A friend enlightened us. We laughed our heads off. Ya, this is what he said, “When we have nothing better to do we get together for a booty call.”

Nothing better to do??? Like nails are cut, cable is not working, not even a half decent book to read, Ipod is bust, fine then, let’s just give a booty call.

okay, whatever gets your motor running i guess.

picture credit:


Perakath said...

Haha... number 4 cracked me up.

Apparently there are such things as Karaoke Jockeys, did you know? KJ, spin that shit.

Nu said...

Hmmm last time when I wrote this kind of post which had several things happened over a period of time..that post was named as "this and that" I give your post the same name :)

But I must say you write really well and the pun is so visible and ticklish :)

"main aapke baccho ki maan maryada...." LOL

slash\\ said...

Never ceases to amaze, no? The 'blogworthy' life. See what i meant? That's one happening life you're consuming.

agent green glass said...

@perakath: wat does your name mean? KJ's eh? nice job, not recommended for sensitive years.

@nu: k. thanks.

@ slash: notice carefully. my life consisted of back to back entourage and office. with the exception of one karaoke nite. the rest is all other people's happening lives. sigh!

agent green glass said...

@perakath: damn. ears not years.

slash\\ said...

o ya. welcome to the club.
no wait. at least you know 'other people' whose lives are happening.
exit club.

Perakath said...

My name? It means either "big house" or "big wind", depending on whether you're my mom or my schoolmates having a bit of a laugh. Big Chief Big Wind, let one rip-- that sort of thing. My dad is Malayali, if that explains anything.

I'd like to hear you try pronouncing it, though-- that's the real tickler. It keeps things interesting, having a unique name does...

Eveline said...

Point 3 reminds me of me cos that's how i used to get when my gay friends used to call me out. Now i realise that's kinda sad!

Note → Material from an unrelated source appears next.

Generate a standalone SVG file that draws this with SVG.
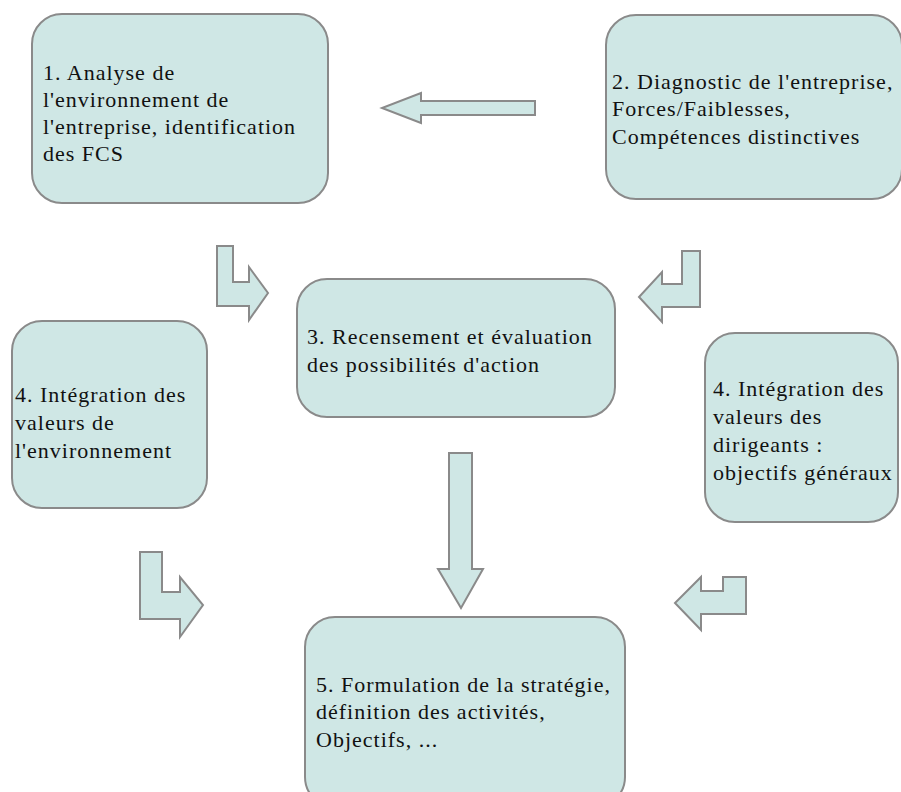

And what's the deal with the F^%&* Buddies?? I dont get it. If you think you're too cool and are too good for relationships then there's a thing called 'Being Single'. Sigh. Kids these days. :P

agent green glass said...

@slash: wat can i say? here's what we're deciding between - not having a happening life and not having a happening life, and knowing other people who have a happening life.

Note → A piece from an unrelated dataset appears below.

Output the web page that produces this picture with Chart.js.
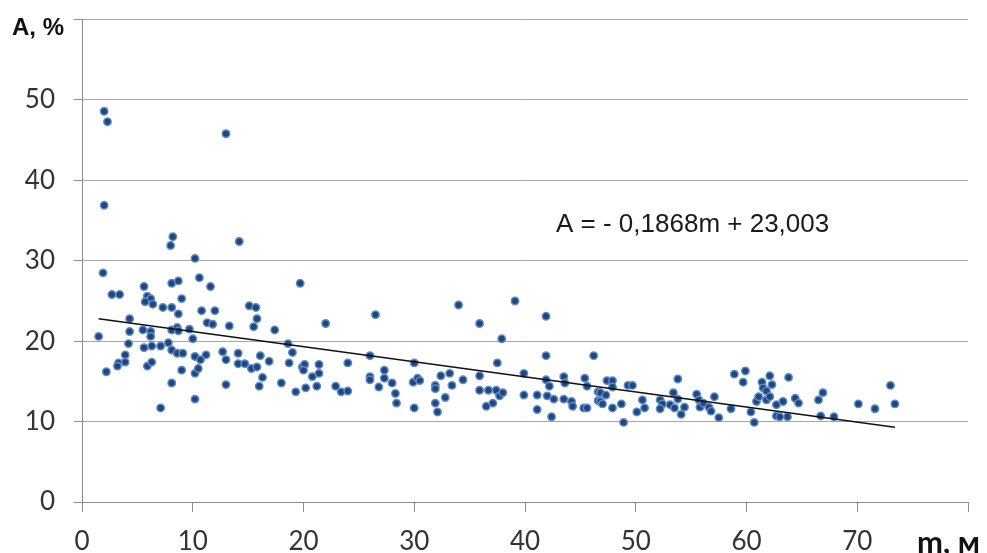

ummm...either which ways we're not winning.

@perakath: ooh. pronouncing your name should be a breeze!

@eveline: there's a thing called being single - ha, i like this take.

btw, thanks a lot. went to your blog. loved it. and decided to get off my ass and put some music on the blog. so the div player is up!

Anonymous said...

i don't know how weired i will sound but agent recently i am planning to sell my flat and informed a broker regarding the same do i need to take any other step to fasten the whole process. and why i am asking you this ........i don't know actually....

agent green glass said...

dear anon: there are many steps you can take.

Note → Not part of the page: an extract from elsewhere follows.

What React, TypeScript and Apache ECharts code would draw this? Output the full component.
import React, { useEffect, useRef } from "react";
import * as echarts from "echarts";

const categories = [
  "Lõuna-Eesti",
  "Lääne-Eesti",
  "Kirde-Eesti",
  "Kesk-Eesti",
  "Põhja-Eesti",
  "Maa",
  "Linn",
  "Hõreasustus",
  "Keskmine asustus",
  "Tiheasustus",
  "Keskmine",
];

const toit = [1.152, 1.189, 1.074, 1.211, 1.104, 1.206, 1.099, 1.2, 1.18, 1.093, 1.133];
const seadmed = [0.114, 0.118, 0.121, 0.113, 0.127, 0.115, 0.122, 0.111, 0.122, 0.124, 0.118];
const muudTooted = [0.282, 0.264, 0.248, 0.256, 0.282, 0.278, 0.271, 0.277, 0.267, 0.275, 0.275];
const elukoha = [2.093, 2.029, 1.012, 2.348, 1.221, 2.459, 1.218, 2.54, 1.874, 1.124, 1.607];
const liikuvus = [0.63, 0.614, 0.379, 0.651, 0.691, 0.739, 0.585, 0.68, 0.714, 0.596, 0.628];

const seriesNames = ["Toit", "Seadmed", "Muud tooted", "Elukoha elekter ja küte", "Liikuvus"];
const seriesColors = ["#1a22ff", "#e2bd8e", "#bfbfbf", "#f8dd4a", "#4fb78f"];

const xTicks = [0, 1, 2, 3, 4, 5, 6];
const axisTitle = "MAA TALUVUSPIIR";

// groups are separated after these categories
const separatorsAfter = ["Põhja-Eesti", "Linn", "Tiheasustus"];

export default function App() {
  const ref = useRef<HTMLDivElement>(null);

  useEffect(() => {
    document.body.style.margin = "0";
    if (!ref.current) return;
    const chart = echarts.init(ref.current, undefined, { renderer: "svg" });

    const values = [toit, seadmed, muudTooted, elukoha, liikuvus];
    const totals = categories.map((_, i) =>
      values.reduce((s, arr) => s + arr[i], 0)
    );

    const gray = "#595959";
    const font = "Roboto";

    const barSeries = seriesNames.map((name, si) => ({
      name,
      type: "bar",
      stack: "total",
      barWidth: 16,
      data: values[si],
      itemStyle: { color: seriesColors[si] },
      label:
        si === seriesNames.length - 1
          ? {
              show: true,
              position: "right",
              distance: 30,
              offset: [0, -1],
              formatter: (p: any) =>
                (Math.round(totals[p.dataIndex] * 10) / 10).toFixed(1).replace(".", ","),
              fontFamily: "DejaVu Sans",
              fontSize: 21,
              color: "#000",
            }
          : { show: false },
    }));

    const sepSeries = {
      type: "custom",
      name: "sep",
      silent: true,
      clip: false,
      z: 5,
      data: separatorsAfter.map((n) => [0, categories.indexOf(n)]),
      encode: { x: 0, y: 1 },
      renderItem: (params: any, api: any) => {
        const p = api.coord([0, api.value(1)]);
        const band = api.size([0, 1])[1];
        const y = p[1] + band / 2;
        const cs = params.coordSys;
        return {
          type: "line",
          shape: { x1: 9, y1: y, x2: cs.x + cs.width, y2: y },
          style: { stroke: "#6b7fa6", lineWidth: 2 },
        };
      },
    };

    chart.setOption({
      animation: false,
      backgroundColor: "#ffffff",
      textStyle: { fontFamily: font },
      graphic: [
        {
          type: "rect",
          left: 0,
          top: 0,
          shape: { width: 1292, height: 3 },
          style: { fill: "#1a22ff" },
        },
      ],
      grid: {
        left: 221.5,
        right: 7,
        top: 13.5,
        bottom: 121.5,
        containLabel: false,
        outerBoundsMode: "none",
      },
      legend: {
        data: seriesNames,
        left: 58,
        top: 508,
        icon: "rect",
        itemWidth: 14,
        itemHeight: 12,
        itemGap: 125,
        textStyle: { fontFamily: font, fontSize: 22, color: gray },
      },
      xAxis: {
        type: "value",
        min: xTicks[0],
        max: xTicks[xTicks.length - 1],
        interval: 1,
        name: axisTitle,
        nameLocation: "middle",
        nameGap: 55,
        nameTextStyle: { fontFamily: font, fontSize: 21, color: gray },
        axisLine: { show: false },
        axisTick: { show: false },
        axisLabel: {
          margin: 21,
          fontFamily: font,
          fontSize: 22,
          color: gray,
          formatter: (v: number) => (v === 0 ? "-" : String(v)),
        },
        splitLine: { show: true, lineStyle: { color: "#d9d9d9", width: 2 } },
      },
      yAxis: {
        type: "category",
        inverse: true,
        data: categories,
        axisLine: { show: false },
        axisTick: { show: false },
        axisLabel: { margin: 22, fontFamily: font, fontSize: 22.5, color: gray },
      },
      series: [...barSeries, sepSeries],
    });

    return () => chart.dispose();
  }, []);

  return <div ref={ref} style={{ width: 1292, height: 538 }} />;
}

step 1: ring the neighbours bell at 1am, 2am, 3am, 4am. do this for a week, maybe he'll help you sell the flat faster.

step 2: stop cleaning the house. at all. don't throw the garbage out. let the pizza boxes, beer bottles pile up. don't wash ur clothes either. when rats infest the building, the society will help ya sell.

step 3: call all the brokers in your city. promise them a 50% commission on the sale.

step 4: listen to fray. really nice music.

ani_aset said...

hahaha on 4. aunty main maan maryada ka dhyan rakhta hoo
P.S: aunty aap please hamari madad karein :D

Spazsim Chasm said...

super you are.

hahaha @ Grapes are sour, when it comes to scorned women.